Silver Bullet (1985)


Corey Haim (The Lost Boys) and Megan Follows (Anne of Green Gables) star as young siblings in a small town where a series of grisly murders takes place. Follows’ character is jealous of all the latitude her wheelchair-bound brother gets, but the two begin to bond when they discover the identity of the killer — and that he’s no ordinary human, but a werewolf. Can they convince their boozing uncle (Gary Busey) to help them before they become the monster’s next victims?

Silver Bullet is based on a short story by Stephen King and is the only feature film credit from Emmy-award winning TV director Daniel Attias. It’s a not an especially stylish piece and the synthesized score sometimes dates the film in unfortunate ways, but there’s far more good than bad going on in this fun little flick.

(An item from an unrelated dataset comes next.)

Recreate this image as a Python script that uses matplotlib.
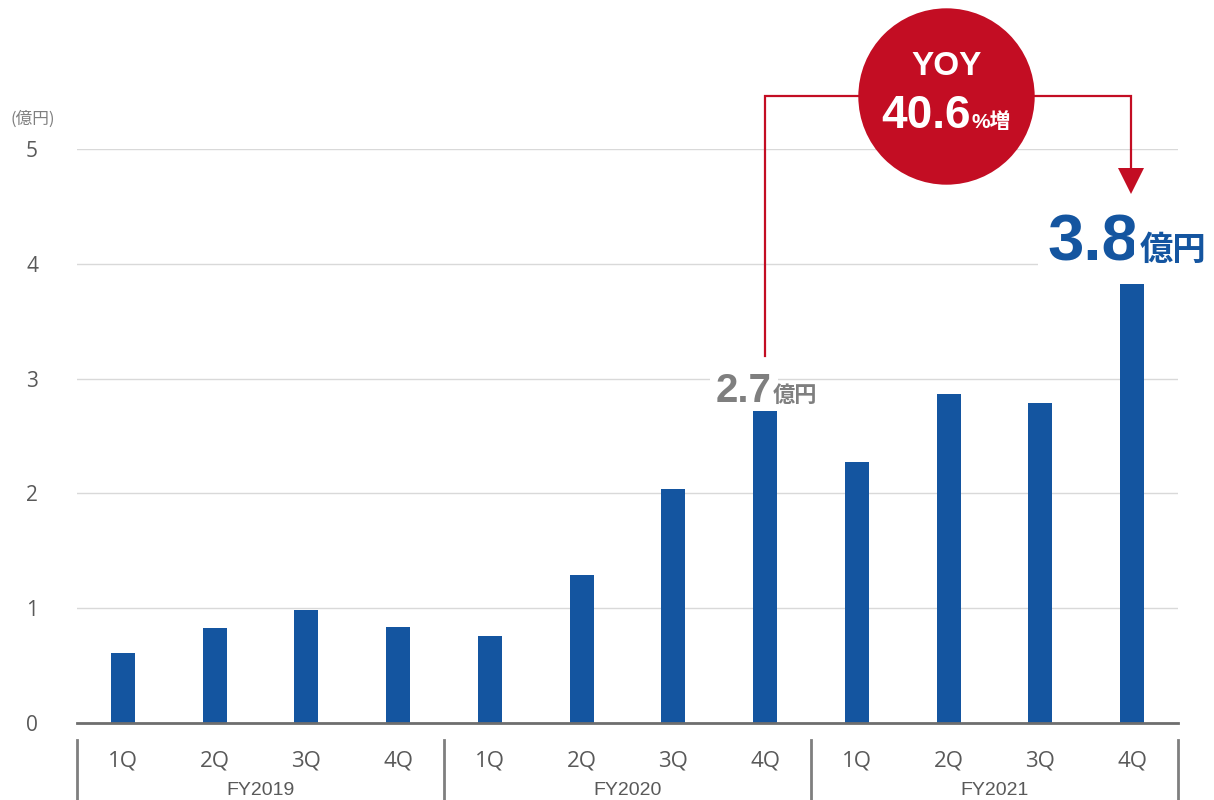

What makes it work more than anything else are the three main characters and the performers behind them. Haim and Follows are competent child actors, and this is quintessential Gary Busey here — drinking, cussing, laughing, and upsetting the grownups while delighting the children. Busey adds a ‘wish fulfillment’ dimension to the movie, because who doesn’t want a fun, crazy uncle like Gary Busey? There’s an added layer of poignancy and nostalgia from the film being narrated by Fellows’ character at a much older age. Everett McGill is memorable as the town’s preacher. The gore is kept to a minimum, but Carlo Rambaldi’s werewolf transformation special effects are second only to An American Werewolf in London.